Just a quick question in regards to video encoding/muxing a video file with ffmpeg. Basically, I have my muxer functioning and I'm trying to have my packets output the correct PTS/DTS.
This is a portion of my code that encodes my AVFrame, muxing it to an output file:
int ret;
int got_packet = 0;
AVPacket pkt = { 0 };
av_init_packet(&pkt);
pkt.data = NULL;
pkt.size = 0;
/* encode the image */
ret = avcodec_encode_video2(cc, &pkt, frame, &got_packet);
if (ret < 0)
{
fprintf(stderr, "error encoding video frame: %s\n", av_err2str(ret));
exit(EXIT_FAILURE);
}
if (got_packet)
{
av_packet_rescale_ts(&pkt, cc->time_base, st->time_base);
fprintf(stderr, "\npkt.pts = %ld\n", pkt.pts);
fprintf(stderr, "pkt.dts = %ld\n", pkt.dts);
fprintf(stderr, "writing frame\n");
ret = av_interleaved_write_frame(fmt_ctx, &pkt);
av_packet_unref(&pkt);
}
else
{
ret = 0;
}
...
I'm then getting an output of the following:
pkt.pts = 0
pkt.dts = 0
writing frame
pkt.pts = 1502
pkt.dts = 0
writing frame
pkt.pts = 3003
pkt.dts = 1502
writing frame
pkt.pts = 4505
pkt.dts = 3003
writing frame
...
My goal is to have my PST and DST both with the pattern: 1502, 3003, 4505, 6006, 7508, ...
But it seems that the first DTS value is repeating once, and thus being off-sync with it's corresponding PTS value. It's also worth mentioning that the codec context was configured to have no b-frames, so only i- and p- frames are present here.

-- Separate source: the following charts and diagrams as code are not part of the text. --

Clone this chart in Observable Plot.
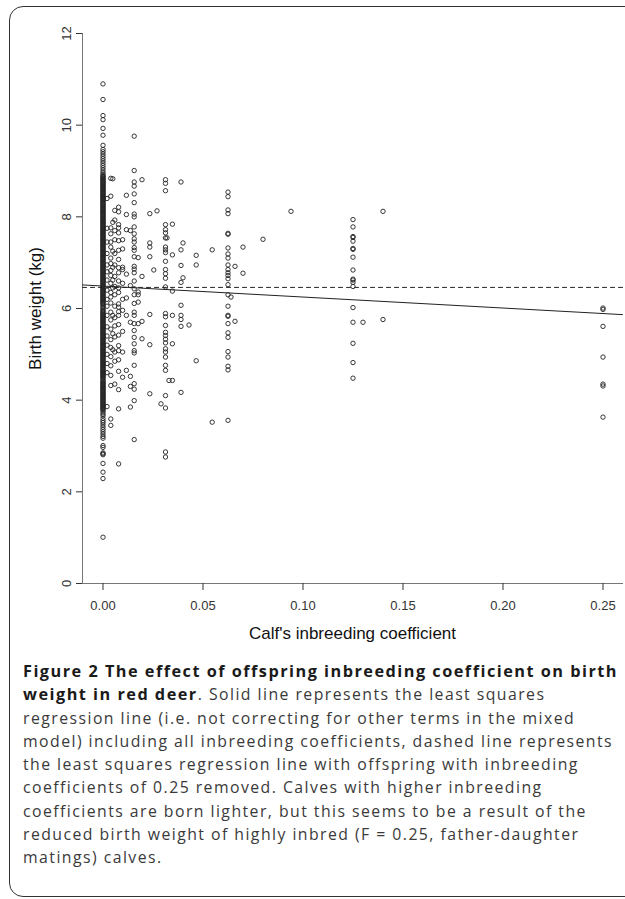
<!DOCTYPE html>
<html><head><meta charset="utf-8">
<script src="https://cdn.jsdelivr.net/npm/d3@7"></script>
<script src="https://cdn.jsdelivr.net/npm/@observablehq/plot@0.6"></script>
<style>
html,body{margin:0;padding:0;background:#fff;overflow:hidden;width:625px;height:899px;}
#frame{position:absolute;left:9px;top:6px;width:720px;height:891px;border:1.6px solid #333;border-radius:14px;box-sizing:border-box;pointer-events:none;}
#chart{position:absolute;left:0;top:0;}
#caption{position:absolute;left:23px;top:660px;font-family:"Open Sans",sans-serif;color:#3a3a3a;line-height:23.3px;font-size:15.8px;}
#caption div{white-space:nowrap;height:23.3px;}
#caption b{color:#1a1a1a;font-weight:700;font-size:16.3px;}
</style></head>
<body>
<div id="chart"></div>
<div id="caption">
<div><span id="line1"><b>Figure 2 The effect of offspring inbreeding coefficient on birth</b></span></div>
<div><span><b>weight in red deer</b>. Solid line represents the least squares</span></div>
<div><span>regression line (i.e. not correcting for other terms in the mixed</span></div>
<div><span id="line4">model) including all inbreeding coefficients, dashed line represents</span></div>
<div><span>the least squares regression line with offspring with inbreeding</span></div>
<div><span>coefficients of 0.25 removed. Calves with higher inbreeding</span></div>
<div><span>coefficients are born lighter, but this seems to be a result of the</span></div>
<div><span>reduced birth weight of highly inbred (F = 0.25, father-daughter</span></div>
<div><span>matings) calves.</span></div>
</div>
<div id="frame"></div>
<script>
// ---- axis settings / labels ----
const xTicks = [0, 0.05, 0.10, 0.15, 0.20, 0.25];
const yTicks = [0, 2, 4, 6, 8, 10, 12];
const xLabel = "Calf's inbreeding coefficient";
const yLabel = "Birth weight (kg)";

// ---- regression lines: [intercept, slope] ----
const fitAll = [6.49, -2.4];      // solid: all inbreeding coefficients
const fitNo025 = [6.46, 0.0];     // dashed: F = 0.25 removed

// ---- inbreeding coefficient levels and birth weights (kg) ----
const levels = [0, 0.002, 0.0039, 0.0049, 0.0059, 0.0078, 0.0098, 0.0117, 0.0137, 0.0156,
  0.0176, 0.0195, 0.0234, 0.0254, 0.027, 0.029, 0.03125, 0.032, 0.033, 0.0347,
  0.039, 0.040, 0.043, 0.0466, 0.0546, 0.0625, 0.064, 0.066, 0.070, 0.080,
  0.094, 0.125, 0.130, 0.140, 0.25];

// F = 0: upper outliers, the solid black band (many calves), lower outliers
const w0000 = [10.90, 10.56, 10.21, 10.12, 9.93, 9.78, 9.56, 9.47, 9.42, 9.37, 9.32, 9.27, 9.22, 9.17, 9.12, 9.07, 9.02, 8.97, 8.93,
  8.90, 8.88, 8.86, 8.84, 8.82, 8.80, 8.78, 8.76, 8.74, 8.72, 8.70, 8.68, 8.66, 8.64, 8.62, 8.60, 8.58, 8.56, 8.54, 8.52, 8.50, 8.48, 8.46, 8.44, 8.42,
  8.40, 8.38, 8.36, 8.34, 8.32, 8.30, 8.28, 8.26, 8.24, 8.22, 8.20, 8.18, 8.16, 8.14, 8.12, 8.10, 8.08, 8.06, 8.04, 8.02, 8.00, 7.98, 7.96, 7.94, 7.92,
  7.90, 7.88, 7.86, 7.84, 7.82, 7.80, 7.78, 7.76, 7.74, 7.72, 7.70, 7.68, 7.66, 7.64, 7.62, 7.60, 7.58, 7.56, 7.54, 7.52, 7.50, 7.48, 7.46, 7.44, 7.42,
  7.40, 7.38, 7.36, 7.34, 7.32, 7.30, 7.28, 7.26, 7.24, 7.22, 7.20, 7.18, 7.16, 7.14, 7.12, 7.10, 7.08, 7.06, 7.04, 7.02, 7.00, 6.98, 6.96, 6.94, 6.92,
  6.90, 6.88, 6.86, 6.84, 6.82, 6.80, 6.78, 6.76, 6.74, 6.72, 6.70, 6.68, 6.66, 6.64, 6.62, 6.60, 6.58, 6.56, 6.54, 6.52, 6.50, 6.48, 6.46, 6.44, 6.42,
  6.40, 6.38, 6.36, 6.34, 6.32, 6.30, 6.28, 6.26, 6.24, 6.22, 6.20, 6.18, 6.16, 6.14, 6.12, 6.10, 6.08, 6.05, 6.02, 5.99, 5.96, 5.94, 5.92,
  5.90, 5.88, 5.86, 5.84, 5.82, 5.80, 5.78, 5.76, 5.74, 5.72, 5.70, 5.68, 5.66, 5.64, 5.62, 5.60, 5.58, 5.56, 5.54, 5.52, 5.50, 5.48, 5.46, 5.44, 5.42,
  5.40, 5.38, 5.36, 5.34, 5.32, 5.30, 5.28, 5.26, 5.24, 5.22, 5.20, 5.18, 5.16, 5.14, 5.12, 5.10, 5.08, 5.06, 5.04, 5.02, 5.00, 4.98, 4.96, 4.94, 4.92,
  4.90, 4.88, 4.86, 4.84, 4.82, 4.80, 4.78, 4.76, 4.74, 4.72, 4.70, 4.68, 4.66, 4.64, 4.62, 4.60, 4.58, 4.56, 4.54, 4.52, 4.50, 4.48, 4.45, 4.42,
  4.40, 4.38, 4.36, 4.34, 4.32, 4.30, 4.28, 4.26, 4.24, 4.22, 4.20, 4.18, 4.16, 4.14, 4.12, 4.10, 4.08, 4.06, 4.04, 4.02, 4.00, 3.98, 3.96, 3.94, 3.92,
  3.90, 3.88, 3.86, 3.84, 3.82, 3.80, 3.78, 3.74, 3.70, 3.66, 3.60, 3.55, 3.51, 3.46, 3.41, 3.36, 3.31, 3.26, 3.21, 3.17,
  3.01, 2.97, 2.85, 2.83, 2.81, 2.62, 2.43, 2.29, 1.01];
const w0020 = [8.40, 7.75, 7.45, 7.20, 6.95, 6.80, 6.62, 6.40, 6.20, 6.05, 5.85, 5.60, 5.40, 5.20, 5.00, 4.80, 4.60, 3.86];
const w0039 = [8.84, 8.45, 7.76, 7.63, 7.45, 7.34, 7.10, 6.98, 6.83, 6.72, 6.55, 6.35, 6.25, 6.12, 5.92, 5.75, 5.55, 5.32,
  5.15, 4.95, 4.75, 4.54, 4.32, 3.59, 3.45];
const w0049 = [8.83, 7.88, 7.25, 6.90, 6.62, 6.45, 5.85, 5.45, 5.10];
const w0059 = [8.14, 7.93, 7.70, 7.50, 7.20, 6.95, 6.70, 6.48, 6.30, 6.05, 5.80, 5.62, 5.38, 5.05, 4.85, 4.35];
const w0078 = [8.21, 8.11, 7.83, 7.76, 7.65, 7.48, 7.27, 7.07, 6.89, 6.78, 6.60, 6.45, 6.35, 6.10, 6.03, 5.93, 5.85, 5.65,
  5.42, 5.19, 5.08, 4.88, 4.63, 4.23, 3.81, 2.61];
const w0098 = [7.50, 7.30, 6.90, 6.85, 6.55, 6.20, 5.96, 5.50, 5.05, 4.50];
const w0117 = [8.47, 8.05, 7.72, 6.75, 6.23, 5.85, 4.65];
const w0137 = [7.70, 6.50, 5.70, 4.52, 4.30, 3.85];
const w0156 = [9.76, 9.01, 8.76, 8.67, 8.50, 8.31, 8.06, 8.00, 7.78, 7.63, 7.52, 7.45, 7.33, 7.27, 7.13, 6.92, 6.86, 6.78,
  6.60, 6.43, 6.30, 6.11, 5.92, 5.85, 5.67, 5.52, 5.37, 5.23, 5.08, 5.03, 4.76, 4.36, 4.24, 3.99, 3.14];
const w0176 = [7.11, 6.36, 6.30, 6.14, 5.67];
const w0195 = [8.81, 6.70, 5.72, 5.34];
const w0234 = [8.07, 7.43, 7.34, 7.13, 5.87, 5.21, 4.14];
const w0254 = [6.84];
const w0270 = [8.13];
const w0290 = [3.92];
const w0313 = [8.81, 8.73, 8.57, 7.83, 7.72, 7.65, 7.54, 7.34, 7.28, 7.22, 7.03, 6.85, 6.76, 6.66, 6.47, 5.89, 5.82, 5.63,
  5.48, 5.41, 5.33, 5.25, 5.12, 5.05, 4.94, 4.76, 4.65, 4.10, 3.83, 2.87, 2.76];
const w0320 = [7.54];
const w0330 = [4.43];
const w0347 = [7.84, 7.17, 6.38, 5.85, 5.23, 4.43];
const w0390 = [8.76, 7.28, 6.94, 6.57, 6.07, 5.85, 5.76, 5.61, 4.17];
const w0400 = [7.43, 6.67];
const w0430 = [5.64];
const w0466 = [7.16, 6.95, 4.86];
const w0546 = [7.28, 3.52];
const w0625 = [8.54, 8.44, 8.15, 8.07, 7.64, 7.62, 7.32, 7.19, 7.10, 6.95, 6.85, 6.78, 6.72, 6.65, 6.52, 6.30, 6.05, 5.85,
  5.83, 5.67, 5.47, 5.37, 5.06, 4.94, 4.74, 4.66, 3.56];
const w0640 = [6.25];
const w0660 = [6.92, 5.72];
const w0700 = [7.34, 6.77];
const w0800 = [7.51];
const w0940 = [8.12];
const w1250 = [7.94, 7.78, 7.57, 7.55, 7.47, 7.31, 7.29, 7.12, 6.84, 6.64, 6.62, 6.57, 6.48, 6.02, 5.70, 5.24, 4.82, 4.48];
const w1300 = [5.70];
const w1400 = [8.12, 5.76];
const w2500 = [6.01, 5.98, 5.61, 4.94, 4.35, 4.31, 3.63];

const weights = [w0000, w0020, w0039, w0049, w0059, w0078, w0098, w0117, w0137, w0156,
  w0176, w0195, w0234, w0254, w0270, w0290, w0313, w0320, w0330, w0347,
  w0390, w0400, w0430, w0466, w0546, w0625, w0640, w0660, w0700, w0800,
  w0940, w1250, w1300, w1400, w2500];

const points = levels.flatMap((f, i) => weights[i].map(w => ({f, w})));

const xDomain = [-0.01275, 0.25975];
const axisF = -0.01025; // where the y axis line sits
const lineOf = ([a, b]) => [axisF, xDomain[1]].map(f => ({f, w: a + b * f}));

const chart = Plot.plot({
  width: 625, height: 645,
  marginLeft: 77, marginRight: 3, marginTop: 33, marginBottom: 62,
  x: {domain: xDomain},
  y: {domain: [0, 12]},
  style: {fontFamily: "'Liberation Sans', Arial, sans-serif", color: "#222", background: "transparent", overflow: "visible"},
  marks: [
    Plot.frame({anchor: "bottom", stroke: "#777"}),
    Plot.frame({anchor: "left", dx: 5, stroke: "#777"}),
    Plot.axisX({ticks: xTicks, tickSize: 7, tickPadding: 10, tickFormat: d3.format(".2f"), fontSize: 13, label: null, color: "#333"}),
    Plot.axisY({ticks: yTicks, tickSize: 6, tickPadding: 6, tickRotate: -90, dx: 5, fontSize: 13, label: null, color: "#333"}),
    Plot.text([xLabel], {frameAnchor: "bottom", dy: 50, dx: 2.5, fontSize: 17, fill: "#111", lineAnchor: "middle", textAnchor: "middle", text: d => d}),
    Plot.text([yLabel], {frameAnchor: "left", rotate: -90, dx: -42, fontSize: 17, fill: "#111", lineAnchor: "middle", textAnchor: "middle", text: d => d}),
    Plot.dot(points, {x: "f", y: "w", r: 2.2, stroke: "#222", strokeWidth: 0.9, fill: "none"}),
    Plot.line(lineOf(fitAll), {x: "f", y: "w", stroke: "#222", strokeWidth: 1}),
    Plot.line(lineOf(fitNo025), {x: "f", y: "w", stroke: "#222", strokeWidth: 1, strokeDasharray: "4,4"})
  ]
});
document.getElementById("chart").append(chart);

// fit caption lines to the reference widths with letter-spacing (regular via line 4, bold via line 1)
const cap = document.getElementById("caption");
const l1 = document.getElementById("line1");
const l4 = document.getElementById("line4");
const w4 = l4.getBoundingClientRect().width;
const lsReg = Math.max(0, (590 - w4) / l4.textContent.length);
cap.style.letterSpacing = lsReg + "px";
const w1 = l1.getBoundingClientRect().width;
const lsBold = Math.max(0, lsReg + (595 - w1) / l1.textContent.length);
document.querySelectorAll("#caption b").forEach(b => b.style.letterSpacing = lsBold + "px");
</script>
</body></html>
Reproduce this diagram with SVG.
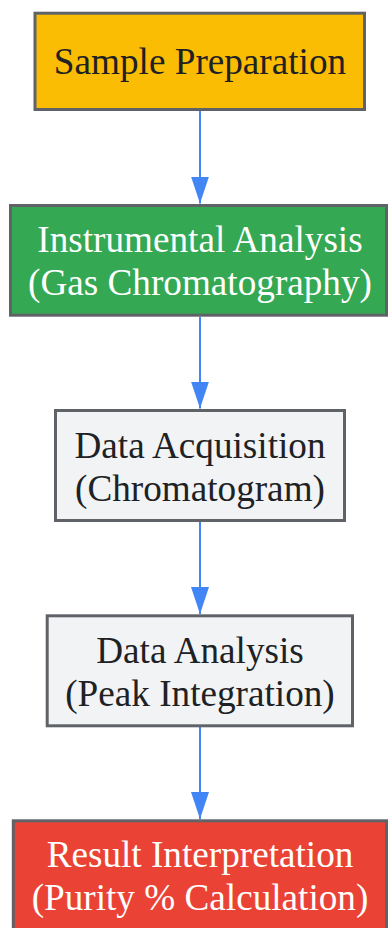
<svg xmlns="http://www.w3.org/2000/svg" width="388" height="928" viewBox="0 0 388 928">
<defs>
<style>
.box{stroke:#5f6368;stroke-width:3}
.t{font-family:"Liberation Serif","Times New Roman",serif;font-size:37.2px;text-anchor:middle}
.dark{fill:#202124}
.light{fill:#ffffff}
.edge{stroke:#4285f4;stroke-width:2;fill:none}
</style>
<marker id="arr" markerUnits="userSpaceOnUse" markerWidth="27" markerHeight="18" refX="27" refY="9" orient="auto" viewBox="0 0 27 18">
<path d="M0,0 L27,9 L0,18 Z" fill="#4285f4"/>
</marker>
</defs>
<rect width="388" height="928" fill="#ffffff"/>
<g id="connectors">
<line class="edge" x1="200" y1="111" x2="200" y2="203.5" marker-end="url(#arr)"/>
<line class="edge" x1="200" y1="317" x2="200" y2="408.5" marker-end="url(#arr)"/>
<line class="edge" x1="200" y1="522" x2="200" y2="614" marker-end="url(#arr)"/>
<line class="edge" x1="200" y1="727" x2="200" y2="819" marker-end="url(#arr)"/>
</g>
<g id="sample-preparation">
<rect class="box" x="35" y="13.2" width="329.5" height="96.3" fill="#fbbc04"/>
<text class="t dark" x="200" y="74">Sample Preparation</text>
</g>
<g id="instrumental-analysis">
<rect class="box" x="10.5" y="205.5" width="376" height="109.7" fill="#34a853"/>
<text class="t light" x="200" y="252">Instrumental Analysis</text>
<text class="t light" x="200" y="295">(Gas Chromatography)</text>
</g>
<g id="data-acquisition">
<rect class="box" x="55.5" y="410.5" width="289" height="110" fill="#f1f3f4"/>
<text class="t dark" x="200" y="457.5">Data Acquisition</text>
<text class="t dark" x="200" y="500.5">(Chromatogram)</text>
</g>
<g id="data-analysis">
<rect class="box" x="47.2" y="615.8" width="305.3" height="110" fill="#f1f3f4"/>
<text class="t dark" x="200" y="662.5">Data Analysis</text>
<text class="t dark" x="200" y="705.5">(Peak Integration)</text>
</g>
<g id="result-interpretation">
<rect class="box" x="13.3" y="820.8" width="373.2" height="110" fill="#ea4335"/>
<text class="t light" x="200" y="867">Result Interpretation</text>
<text class="t light" x="200" y="910">(Purity % Calculation)</text>
</g>
</svg>
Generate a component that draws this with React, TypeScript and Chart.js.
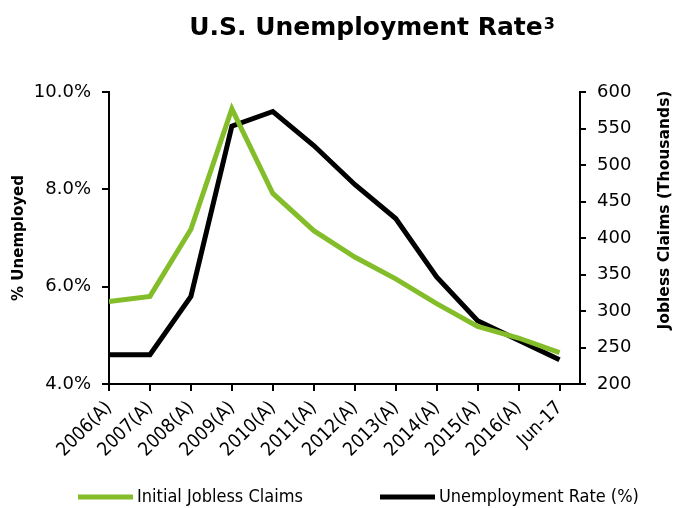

Does anyone with more experience have some insight on this?
Addition:
I ran the following command in terminal to check if my DTS and PTS values were consistent to my print statements:
sudo ./ffprobe -show_packets -print_format json mux_test.ts | less
And I got the following:
{
"packets": [
{
"codec_type": "video",
"stream_index": 0,
"pts": 0,
"pts_time": "0.000000",
"dts": -1501,
"dts_time": "-0.016678",
"duration": 1501,
"duration_time": "0.016678",
"convergence_duration": "N/A",
"convergence_duration_time": "N/A",
"size": "55409",
"pos": "564",
"flags": "K"
},
{
"codec_type": "video",
"stream_index": 0,
"pts": 1502,
"pts_time": "0.016689",
"dts": 0,
"dts_time": "0.000000",
"duration": 1501,
"duration_time": "0.016678",
"convergence_duration": "N/A",
"convergence_duration_time": "N/A",
"size": "46574",
"pos": "60160",
"flags": "_"
},
{
"codec_type": "video",
"stream_index": 0,
"pts": 3003,
"pts_time": "0.033367",
"dts": 1502,
"dts_time": "0.016689",
"duration": 1501,
"duration_time": "0.016678",
"convergence_duration": "N/A",
"convergence_duration_time": "N/A",
"size": "2544",
"pos": "110356",
"flags": "_"
},
...
Which doesn't show my first DTS value repeated, but continues to show my DTS one cycle behind my PTS.
After debugging the API, I managed to come to a conclusion.
For DTS values to be valid, they must increase at a monotonous, consistent rate (assuming the time base and frame rate are not somehow altered during the muxing), so the values themselves are not as important.
This block of code is straight from the ffmpeg libray. It is found in mpegvideo_enc.c on lines 2074-2080 (reformatted for clarity):
...
pkt->pts = s->current_picture.f->pts;
if (!s->low_delay && s->pict_type != AV_PICTURE_TYPE_B)
{
if (!s->current_picture.f->coded_picture_number)
{
pkt->dts = pkt->pts - s->dts_delta;
}
else
{
pkt->dts = s->reordered_pts;
}
s->reordered_pts = pkt->pts;
...
As you can see, only the first frame will enter the if (!s->current_picture.f->coded_picture_number) statement, having a coded_picture_number value of 0. Every subsequent frame will enter the else statement, setting the current DTS equal the previous PTS value.
Therefore, this behavior seems to be normal for muxing situations using the MPEG-2 encoder. The DTS should trail behind by "1-cycle".